Pedigree genotype datasets are used for analysing genetic inheritance and to map genetic markers and traits. Such datasets consist of hundreds of related animals genotyped for thousands of genetic markers and invariably contain multiple errors in both the pedigree structure and in the associated individual genotype data. These errors manifest as apparent inheritance inconsistencies in the pedigree, and invalidate analyses of marker inheritance patterns across the dataset. Cleaning raw datasets of bad data points (incorrect pedigree relationships, unreliable marker assays, suspect samples, bad genotype results etc.) requires expert exploration of the patterns of exposed inconsistencies in the context of the inheritance pedigree. In order to assist this process we are developing VIPER (Visual Pedigree Explorer), a software tool that integrates an inheritance-checking algorithm with a novel space-efficient pedigree visualisation, so that reported inheritance inconsistencies are overlaid on an interactive, navigable representation of the pedigree structure.
Methods and results
This paper describes an evaluation of how VIPER displays the different scales and types of dataset that occur experimentally, with a description of how VIPER's display interface and functionality meet the challenges presented by such data. We examine a range of possible error types found in real and simulated pedigree genotype datasets, demonstrating how these errors are exposed and explored using the VIPER interface and we evaluate the utility and usability of the interface to the domain expert.
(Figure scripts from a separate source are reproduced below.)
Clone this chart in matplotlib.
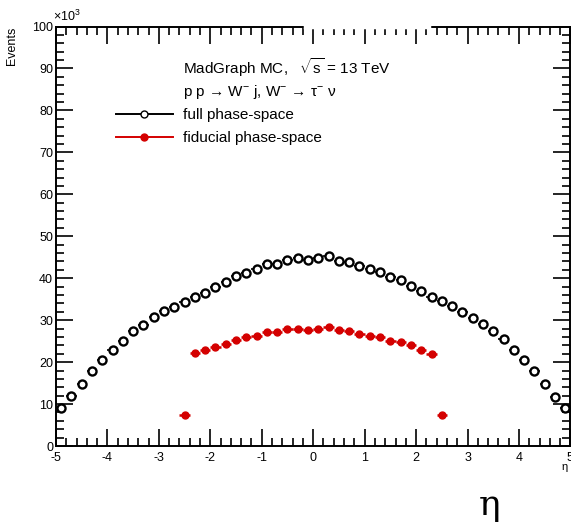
import matplotlib
matplotlib.use("Agg")
import matplotlib.pyplot as plt
from matplotlib.lines import Line2D
from matplotlib.ticker import MultipleLocator

plt.rcParams['font.family'] = ['Liberation Sans', 'DejaVu Sans']
plt.rcParams['mathtext.fontset'] = 'custom'
plt.rcParams['mathtext.rm'] = 'Liberation Sans'
plt.rcParams['mathtext.it'] = 'Liberation Sans'
plt.rcParams['axes.unicode_minus'] = False

# eta bin centres (bin width 0.2)
eta_full = [-4.9, -4.7, -4.5, -4.3, -4.1, -3.9, -3.7, -3.5, -3.3, -3.1,
            -2.9, -2.7, -2.5, -2.3, -2.1, -1.9, -1.7, -1.5, -1.3, -1.1,
            -0.9, -0.7, -0.5, -0.3, -0.1, 0.1, 0.3, 0.5, 0.7, 0.9,
            1.1, 1.3, 1.5, 1.7, 1.9, 2.1, 2.3, 2.5, 2.7, 2.9,
            3.1, 3.3, 3.5, 3.7, 3.9, 4.1, 4.3, 4.5, 4.7, 4.9]
# events in units of 10^3
full_events = [9.0, 12.0, 14.8, 17.9, 20.6, 22.9, 25.1, 27.5, 28.8, 30.8,
               32.1, 33.2, 34.4, 35.6, 36.5, 37.9, 39.1, 40.5, 41.3, 42.1,
               43.5, 43.5, 44.4, 44.8, 44.4, 44.8, 45.3, 44.0, 43.9, 42.9,
               42.3, 41.5, 40.2, 39.5, 38.2, 36.9, 35.6, 34.6, 33.4, 32.0,
               30.6, 29.2, 27.5, 25.6, 23.0, 20.5, 17.9, 14.9, 11.7, 9.1]

eta_fid = [-2.5, -2.3, -2.1, -1.9, -1.7, -1.5, -1.3, -1.1, -0.9, -0.7,
           -0.5, -0.3, -0.1, 0.1, 0.3, 0.5, 0.7, 0.9, 1.1, 1.3,
           1.5, 1.7, 1.9, 2.1, 2.3, 2.5]
fid_events = [7.4, 22.1, 22.9, 23.6, 24.4, 25.2, 25.9, 26.3, 27.1, 27.1,
              27.8, 27.9, 27.6, 27.9, 28.4, 27.6, 27.5, 26.6, 26.3, 25.9,
              25.0, 24.8, 24.0, 22.9, 21.9, 7.5]

red = '#d40000'

fig = plt.figure(figsize=(5.71, 5.26), dpi=100)
ax = fig.add_axes([0.098, 0.152, 0.901, 0.7976])

ax.errorbar(eta_full, full_events, xerr=0.1, fmt='o', mfc='white', mec='black',
            mew=1.7, ms=5.8, ecolor='black', elinewidth=1.2, capsize=0, zorder=3)
ax.errorbar(eta_fid, fid_events, xerr=0.1, yerr=0.5, fmt='o', color=red,
            ms=5, elinewidth=1.8, capsize=0, zorder=3)

ax.set_xlim(-5, 5)
ax.set_ylim(0, 100)
ax.xaxis.set_major_locator(MultipleLocator(1))
ax.xaxis.set_minor_locator(MultipleLocator(0.2))
ax.yaxis.set_major_locator(MultipleLocator(10))
ax.yaxis.set_minor_locator(MultipleLocator(2))
ax.tick_params(which='both', direction='in', top=True, right=True, width=1.2,
               labelsize=9, colors='black')
ax.tick_params(which='major', length=12)
ax.tick_params(which='minor', length=6)
ax.tick_params(axis='x', pad=4)
ax.tick_params(axis='y', pad=2)
for s in ax.spines.values():
    s.set_linewidth(1.4)

# gap in the top frame
ax.plot([0.485, 0.725], [1.0, 1.0], transform=ax.transAxes, color='white',
        lw=2.5, clip_on=False, zorder=5)

ax.text(-0.005, 1.005, r'$\times$10$^3$', transform=ax.transAxes, fontsize=9,
        ha='left', va='bottom')
fig.text(0.010, 0.950, 'Events', rotation=90, ha='left', va='top', fontsize=9)
fig.text(0.988, 0.113, 'η', ha='center', va='center', fontsize=8)
fig.text(0.857, 0.040, 'η', ha='center', va='center', fontsize=26,
         family=['DejaVu Serif'])

ax.text(0.247, 0.902, r'MadGraph MC,   $\sqrt{\rm s}$ = 13 TeV', transform=ax.transAxes,
        fontsize=11, va='center', ha='left')
ax.text(0.247, 0.845, 'p p → W$^{-}$ j, W$^{-}$ → τ$^{-}$ ν', transform=ax.transAxes,
        fontsize=11, va='center', ha='left')

handles = [Line2D([], [], color='black', marker='o', mfc='white', mec='black', ms=5, lw=1.4),
           Line2D([], [], color=red, marker='o', ms=5, lw=1.4)]
ax.legend(handles, ['full phase-space', 'fiducial phase-space'], loc='upper left',
          bbox_to_anchor=(0.117, 0.805), frameon=False, fontsize=11,
          handlelength=3.7, handletextpad=0.7, labelspacing=0.6,
          borderpad=0, borderaxespad=0)

fig.savefig('out.png', dpi=100)
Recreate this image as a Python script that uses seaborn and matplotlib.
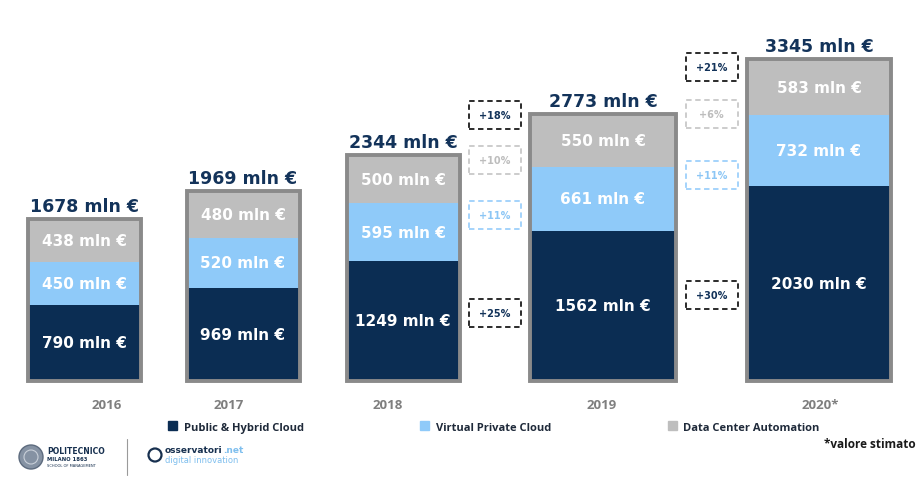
import matplotlib
matplotlib.use("Agg")
import matplotlib.pyplot as plt
import matplotlib.patches as mpatches
import seaborn as sns
import pandas as pd

# data (mln €)
years = ["2016", "2017", "2018", "2019", "2020*"]
public_hybrid = [790, 969, 1249, 1562, 2030]
virtual_private = [450, 520, 595, 661, 732]
dc_automation = [438, 480, 500, 550, 583]
totals = [1678, 1969, 2344, 2773, 3345]
# growth 2018->2019 and 2019->2020: public, virtual, dc, total
growth_18_19 = ["+25%", "+11%", "+10%", "+18%"]
growth_19_20 = ["+30%", "+11%", "+6%", "+21%"]
series = ["Public & Hybrid Cloud", "Virtual Private Cloud", "Data Center Automation"]

# layout (pixels of the 923x481 picture)
W, H = 923, 481
bar_x = [84, 243, 403, 603, 819]
bar_w = [113, 113, 113, 146, 144]
year_x = [107, 229, 388, 602, 820]
base_px = 382
top_px = 60

dark = "#0b2d53"
light = "#8fcaf9"
grey = "#bebebe"
border = "#8a8a8a"
navy_txt = "#13335a"

sns.set_theme(style="white")
plt.rcParams["font.family"] = ["DejaVu Sans"]

df = pd.DataFrame({"year": years, "x": bar_x, "public": public_hybrid,
                   "virtual": virtual_private, "dc": dc_automation, "total": totals})
df["pv"] = df["public"] + df["virtual"]
df["pvd"] = df["pv"] + df["dc"]

fig = plt.figure(figsize=(W / 100, H / 100), dpi=100)
ax = fig.add_axes([0, (H - base_px) / H, 1, base_px / H])
ytop = max(totals) * base_px / (base_px - top_px)
ypx = ytop / base_px


def fit_bars(container):
    for p, cx, w in zip(container, bar_x, bar_w):
        p.set_x(cx - w / 2)
        p.set_width(w)


# stacked by overdrawing cumulative heights
for col, c in [("pvd", grey), ("pv", light), ("public", dark)]:
    sns.barplot(data=df, x="x", y=col, native_scale=True, color=c,
                saturation=1, linewidth=0, ax=ax, errorbar=None)
    fit_bars(ax.containers[-1])

# outline around each stack
sns.barplot(data=df, x="x", y="total", native_scale=True, fill=False,
            edgecolor=border, linewidth=2.8, ax=ax, errorbar=None)
fit_bars(ax.containers[-1])
for p in ax.containers[-1]:
    p.set_clip_on(False)
    p.set_edgecolor(border)

ax.set_xlim(0, W)
ax.set_ylim(0, ytop)
sns.despine(ax=ax, left=True, bottom=True)
ax.set_yticks([])
ax.set_xlabel("")
ax.set_ylabel("")
ax.set_xticks(year_x, years)
ax.tick_params(axis="x", length=0, pad=12)
for t in ax.get_xticklabels():
    t.set_fontfamily(["Open Sans", "DejaVu Sans"])
    t.set_fontweight("bold")
    t.set_fontsize(9.5)
    t.set_color("#7f7f7f")

# labels
for i in range(len(years)):
    cx = bar_x[i]
    ax.text(cx, public_hybrid[i] / 2, f"{public_hybrid[i]} mln €", ha="center",
            va="center", color="white", fontsize=11, fontweight="bold")
    ax.text(cx, public_hybrid[i] + virtual_private[i] / 2, f"{virtual_private[i]} mln €",
            ha="center", va="center", color="white", fontsize=11, fontweight="bold")
    ax.text(cx, public_hybrid[i] + virtual_private[i] + dc_automation[i] / 2,
            f"{dc_automation[i]} mln €", ha="center", va="center", color="white",
            fontsize=11, fontweight="bold")
    ax.text(cx, totals[i] + 13 * ypx, f"{totals[i]} mln €", ha="center", va="center",
            color=navy_txt, fontsize=12.5, fontweight="bold")


# dashed growth boxes between bars
def layer_centers(i):
    p, v, d = public_hybrid[i], virtual_private[i], dc_automation[i]
    return [p / 2, p + v / 2, p + v + d / 2, totals[i] + 20 * ypx]


box_edge = ["#1a1a1a", "#9dd0fb", "#c8c8c8", "#1a1a1a"]
box_txt = [navy_txt, "#8cc6f5", "#bdbdbd", navy_txt]
for i, labels in [(2, growth_18_19), (3, growth_19_20)]:
    cx = (bar_x[i] + bar_w[i] / 2 + bar_x[i + 1] - bar_w[i + 1] / 2) / 2
    a, b = layer_centers(i), layer_centers(i + 1)
    for k, lab in enumerate(labels):
        cy = (a[k] + b[k]) / 2
        ax.add_patch(mpatches.Rectangle((cx - 26, cy - 14 * ypx), 52, 28 * ypx,
                                        fill=False, edgecolor=box_edge[k],
                                        linewidth=1.3, linestyle=(0, (3, 2))))
        ax.text(cx, cy, lab, ha="center", va="center", color=box_txt[k],
                fontsize=7, fontweight="bold")

# legend
handles = [mpatches.Patch(color=c) for c in [dark, light, grey]]
fig.legend(handles, series, loc="center left", bbox_to_anchor=(168 / W, 1 - 428 / H),
           ncol=3, frameon=False, columnspacing=10.5, handlelength=0.8,
           handleheight=0.8, handletextpad=0.6, borderpad=0, borderaxespad=0,
           prop={"family": ["Open Sans", "DejaVu Sans"], "weight": "bold", "size": 8})
for t in fig.legends[0].get_texts():
    t.set_color("#1f2a3a")

fig.text(916 / W, 1 - 444 / H, "*valore stimato", ha="right", va="center",
         fontsize=8.5, fontweight="bold", color="#1a1a1a",
         family=["Open Sans", "DejaVu Sans"])

# logos (approximate, drawn as shapes and text)
lax = fig.add_axes([0, 0, 1, 1], zorder=-1)
lax.set_xlim(0, W)
lax.set_ylim(H, 0)
lax.axis("off")
lax.add_patch(mpatches.Circle((31, 458), 12, facecolor="#8592a3", edgecolor="#5d6b7e", lw=1))
lax.add_patch(mpatches.Circle((31, 458), 7, facecolor="none", edgecolor="#c9d0d9", lw=0.8))
lax.text(47, 452, "POLITECNICO", fontsize=5.5, fontweight="bold", color="#17304f", va="center")
lax.text(47, 460, "MILANO 1863", fontsize=3.8, fontweight="bold", color="#17304f", va="center")
lax.text(47, 466, "SCHOOL OF MANAGEMENT", fontsize=2.6, color="#17304f", va="center")
lax.plot([127, 127], [440, 476], color="#9a9a9a", lw=0.8)
lax.add_patch(mpatches.Circle((155, 456), 6.5, facecolor="none", edgecolor="#17304f", lw=1.6))
osv = lax.text(165, 451, "osservatori", fontsize=6.5, fontweight="bold",
               color="#17304f", va="center")
fig.canvas.draw()
x_end = lax.transData.inverted().transform(
    (osv.get_window_extent().x1, 0))[0]
lax.text(x_end, 451, ".net", fontsize=6.5, fontweight="bold", color="#7fbfee", va="center")
lax.text(165, 461, "digital innovation", fontsize=6, color="#7fbfee", va="center")

fig.savefig("out.png", dpi=100)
Evaluation was performed as a two stage process with the assistance of domain experts (geneticists). The initial evaluation drove the iterative implementation of further features in the software prototype, as required by the users, prior to a final functional evaluation of the pedigree display for exploring the various error types, data scales and structures.
The VIPER display was shown to effectively expose the range of errors found in experimental genotyped pedigrees, allowing users to explore the underlying causes of reported inheritance inconsistencies. This interface will provide the basis for a full data cleaning tool that will allow the user to remove isolated bad data points, and reversibly test the effect of removing suspect genotypes and pedigree relationships.